→ Given data:
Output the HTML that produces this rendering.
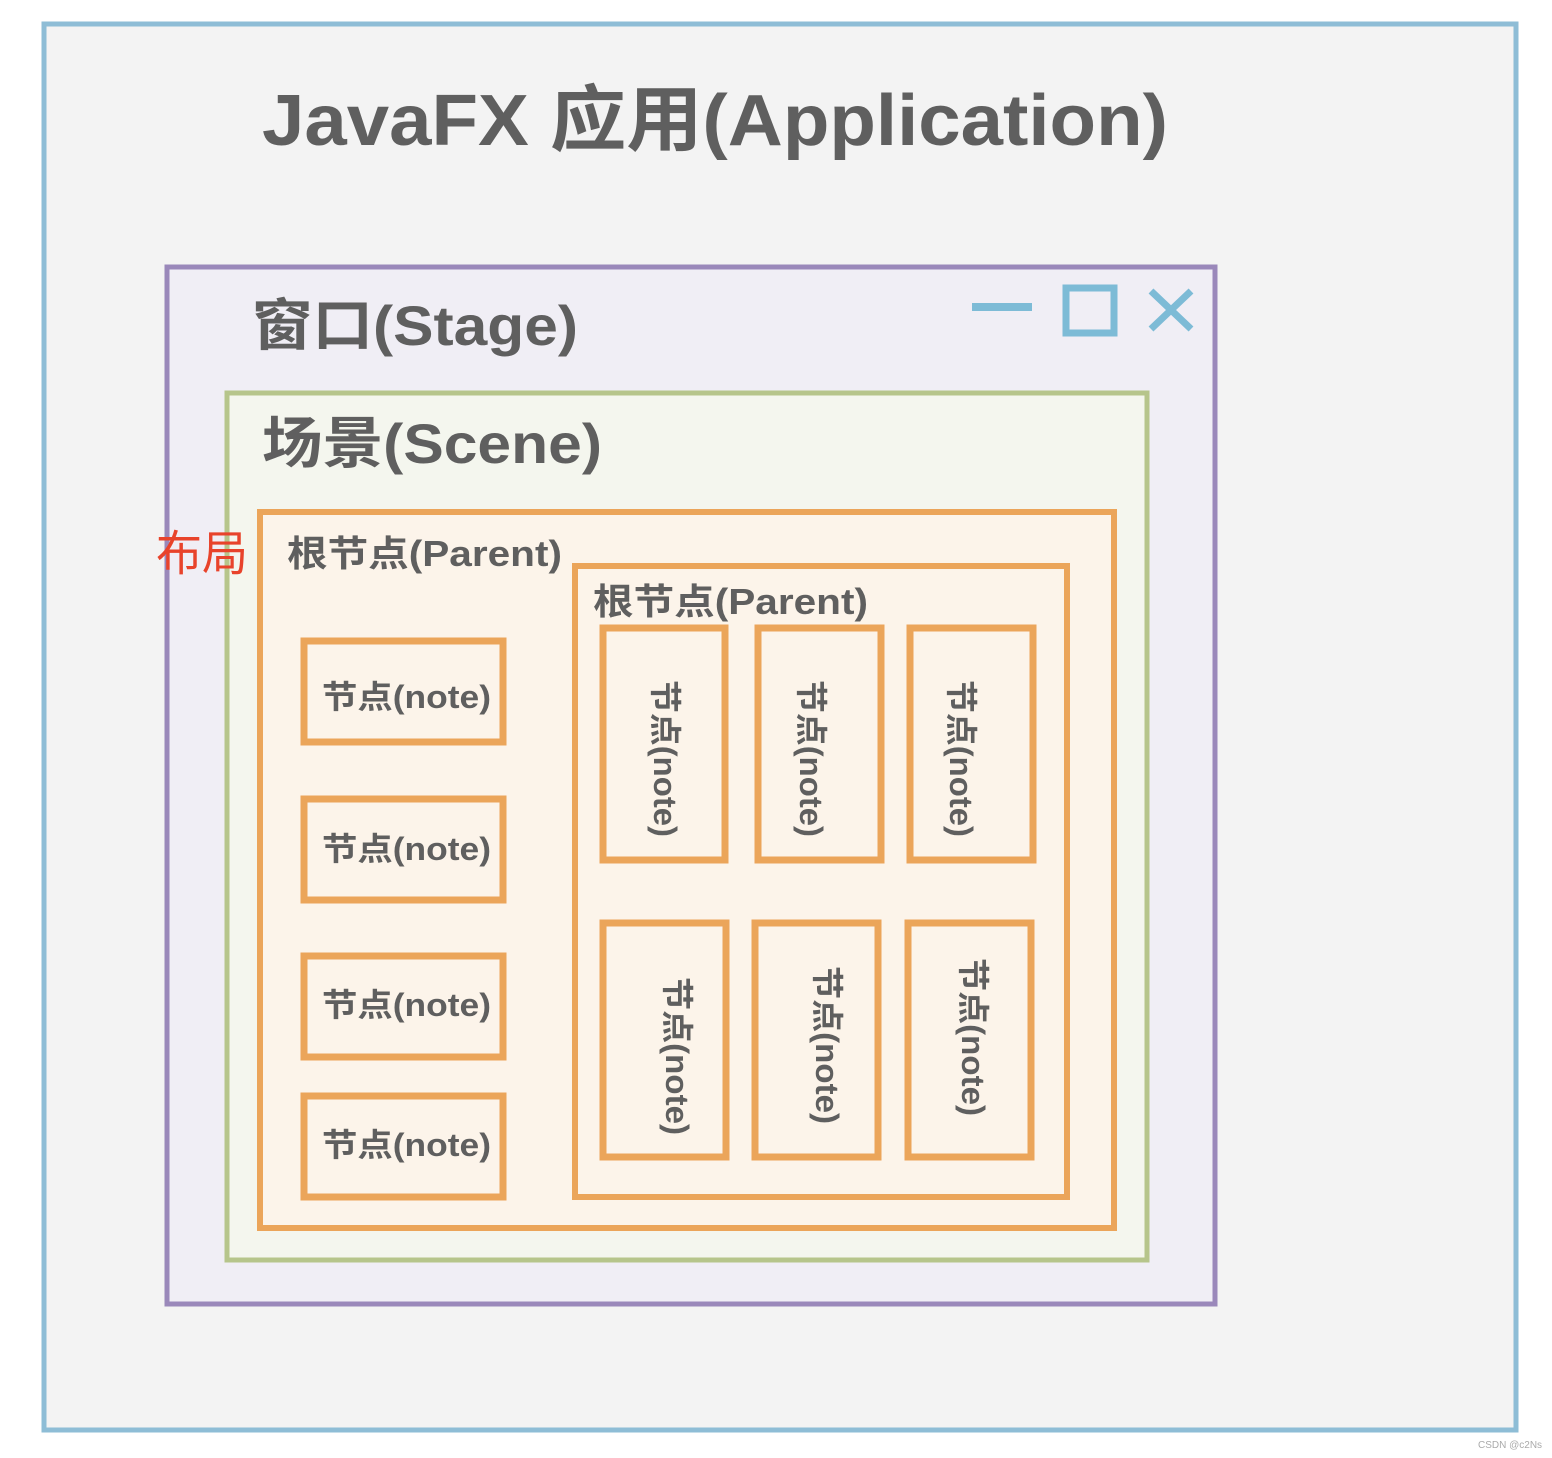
<!DOCTYPE html>
<html><head><meta charset="utf-8"><style>
html,body{margin:0;padding:0;background:#fff;}
svg{display:block}
text{font-family:"Liberation Sans","Noto Sans CJK SC",sans-serif;font-weight:bold;fill:#5f5f5f;}
</style></head><body>
<svg width="1552" height="1458" viewBox="0 0 1552 1458" xmlns="http://www.w3.org/2000/svg">
<rect x="44" y="24" width="1472" height="1406" fill="#f3f3f3" stroke="#8ebdd6" stroke-width="5"/>
<text x="262" y="145" font-size="72" textLength="906" lengthAdjust="spacingAndGlyphs">JavaFX 应用(Application)</text>

<rect x="167" y="267" width="1048" height="1037" fill="#f0eef5" stroke="#9a88ba" stroke-width="5"/>
<text x="252" y="345" font-size="56" textLength="326" lengthAdjust="spacingAndGlyphs">窗口(Stage)</text>
<rect x="972" y="303" width="60" height="8" fill="#7dbbd6"/>
<rect x="1066" y="288" width="48" height="45" fill="none" stroke="#7dbbd6" stroke-width="7"/>
<path d="M1151 291 L1191 329 M1191 291 L1151 329" stroke="#7dbbd6" stroke-width="7"/>

<rect x="227" y="393" width="920" height="867" fill="#f4f6ee" stroke="#b6c58b" stroke-width="5"/>
<text x="262" y="463" font-size="56" textLength="340" lengthAdjust="spacingAndGlyphs">场景(Scene)</text>

<rect x="260" y="512" width="854" height="716" fill="#fcf4ea" stroke="#eba55a" stroke-width="6"/>
<text x="287" y="566" font-size="36" textLength="275" lengthAdjust="spacingAndGlyphs">根节点(Parent)</text>
<text x="156" y="570" font-size="48" style="font-weight:normal;fill:#e8432b" textLength="92" lengthAdjust="spacingAndGlyphs">布局</text>

<rect x="575" y="566" width="492" height="631" fill="#fcf4ea" stroke="#eba55a" stroke-width="6"/>
<text x="593" y="614" font-size="36" textLength="275" lengthAdjust="spacingAndGlyphs">根节点(Parent)</text>

<g fill="none" stroke="#eba55a" stroke-width="7">
<rect x="304" y="641" width="199" height="101"/>
<rect x="304" y="799" width="199" height="101"/>
<rect x="304" y="956" width="199" height="101"/>
<rect x="304" y="1096" width="199" height="101"/>
<rect x="603" y="628" width="122" height="232"/>
<rect x="758" y="628" width="123" height="232"/>
<rect x="910" y="628" width="123" height="232"/>
<rect x="603" y="923" width="123" height="234"/>
<rect x="755" y="923" width="123" height="234"/>
<rect x="908" y="923" width="123" height="234"/>
</g>
<g font-size="32">
<text x="322" y="708" textLength="169" lengthAdjust="spacingAndGlyphs">节点(note)</text>
<text x="322" y="860" textLength="169" lengthAdjust="spacingAndGlyphs">节点(note)</text>
<text x="322" y="1016" textLength="169" lengthAdjust="spacingAndGlyphs">节点(note)</text>
<text x="322" y="1156" textLength="169" lengthAdjust="spacingAndGlyphs">节点(note)</text>
</g>
<g font-size="32">
<text transform="translate(654,680) rotate(90)" textLength="157" lengthAdjust="spacingAndGlyphs">节点(note)</text>
<text transform="translate(800,680) rotate(90)" textLength="157" lengthAdjust="spacingAndGlyphs">节点(note)</text>
<text transform="translate(950,680) rotate(90)" textLength="157" lengthAdjust="spacingAndGlyphs">节点(note)</text>
<text transform="translate(666,977) rotate(90)" textLength="158" lengthAdjust="spacingAndGlyphs">节点(note)</text>
<text transform="translate(816,966) rotate(90)" textLength="158" lengthAdjust="spacingAndGlyphs">节点(note)</text>
<text transform="translate(962,958) rotate(90)" textLength="158" lengthAdjust="spacingAndGlyphs">节点(note)</text>
</g>
<text x="1478" y="1448" font-size="10" style="font-weight:normal;fill:#aaa">CSDN @c2Ns</text>
</svg>
</body></html>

→ Aim: Copy each line exactly, and leave the pictures out of your copy.

→ The reply:
Output the HTML that produces this rendering.
<!DOCTYPE html>
<html><head><meta charset="utf-8"><style>
html,body{margin:0;padding:0;background:#fff;}
svg{display:block}
text{font-family:"Liberation Sans","Noto Sans CJK SC",sans-serif;font-weight:bold;fill:#5f5f5f;}
</style></head><body>
<svg width="1552" height="1458" viewBox="0 0 1552 1458" xmlns="http://www.w3.org/2000/svg">
<rect x="44" y="24" width="1472" height="1406" fill="#f3f3f3" stroke="#8ebdd6" stroke-width="5"/>
<text x="262" y="145" font-size="72" textLength="906" lengthAdjust="spacingAndGlyphs">JavaFX 应用(Application)</text>

<rect x="167" y="267" width="1048" height="1037" fill="#f0eef5" stroke="#9a88ba" stroke-width="5"/>
<text x="252" y="345" font-size="56" textLength="326" lengthAdjust="spacingAndGlyphs">窗口(Stage)</text>
<rect x="972" y="303" width="60" height="8" fill="#7dbbd6"/>
<rect x="1066" y="288" width="48" height="45" fill="none" stroke="#7dbbd6" stroke-width="7"/>
<path d="M1151 291 L1191 329 M1191 291 L1151 329" stroke="#7dbbd6" stroke-width="7"/>

<rect x="227" y="393" width="920" height="867" fill="#f4f6ee" stroke="#b6c58b" stroke-width="5"/>
<text x="262" y="463" font-size="56" textLength="340" lengthAdjust="spacingAndGlyphs">场景(Scene)</text>

<rect x="260" y="512" width="854" height="716" fill="#fcf4ea" stroke="#eba55a" stroke-width="6"/>
<text x="287" y="566" font-size="36" textLength="275" lengthAdjust="spacingAndGlyphs">根节点(Parent)</text>
<text x="156" y="570" font-size="48" style="font-weight:normal;fill:#e8432b" textLength="92" lengthAdjust="spacingAndGlyphs">布局</text>

<rect x="575" y="566" width="492" height="631" fill="#fcf4ea" stroke="#eba55a" stroke-width="6"/>
<text x="593" y="614" font-size="36" textLength="275" lengthAdjust="spacingAndGlyphs">根节点(Parent)</text>

<g fill="none" stroke="#eba55a" stroke-width="7">
<rect x="304" y="641" width="199" height="101"/>
<rect x="304" y="799" width="199" height="101"/>
<rect x="304" y="956" width="199" height="101"/>
<rect x="304" y="1096" width="199" height="101"/>
<rect x="603" y="628" width="122" height="232"/>
<rect x="758" y="628" width="123" height="232"/>
<rect x="910" y="628" width="123" height="232"/>
<rect x="603" y="923" width="123" height="234"/>
<rect x="755" y="923" width="123" height="234"/>
<rect x="908" y="923" width="123" height="234"/>
</g>
<g font-size="32">
<text x="322" y="708" textLength="169" lengthAdjust="spacingAndGlyphs">节点(note)</text>
<text x="322" y="860" textLength="169" lengthAdjust="spacingAndGlyphs">节点(note)</text>
<text x="322" y="1016" textLength="169" lengthAdjust="spacingAndGlyphs">节点(note)</text>
<text x="322" y="1156" textLength="169" lengthAdjust="spacingAndGlyphs">节点(note)</text>
</g>
<g font-size="32">
<text transform="translate(654,680) rotate(90)" textLength="157" lengthAdjust="spacingAndGlyphs">节点(note)</text>
<text transform="translate(800,680) rotate(90)" textLength="157" lengthAdjust="spacingAndGlyphs">节点(note)</text>
<text transform="translate(950,680) rotate(90)" textLength="157" lengthAdjust="spacingAndGlyphs">节点(note)</text>
<text transform="translate(666,977) rotate(90)" textLength="158" lengthAdjust="spacingAndGlyphs">节点(note)</text>
<text transform="translate(816,966) rotate(90)" textLength="158" lengthAdjust="spacingAndGlyphs">节点(note)</text>
<text transform="translate(962,958) rotate(90)" textLength="158" lengthAdjust="spacingAndGlyphs">节点(note)</text>
</g>
<text x="1478" y="1448" font-size="10" style="font-weight:normal;fill:#aaa">CSDN @c2Ns</text>
</svg>
</body></html>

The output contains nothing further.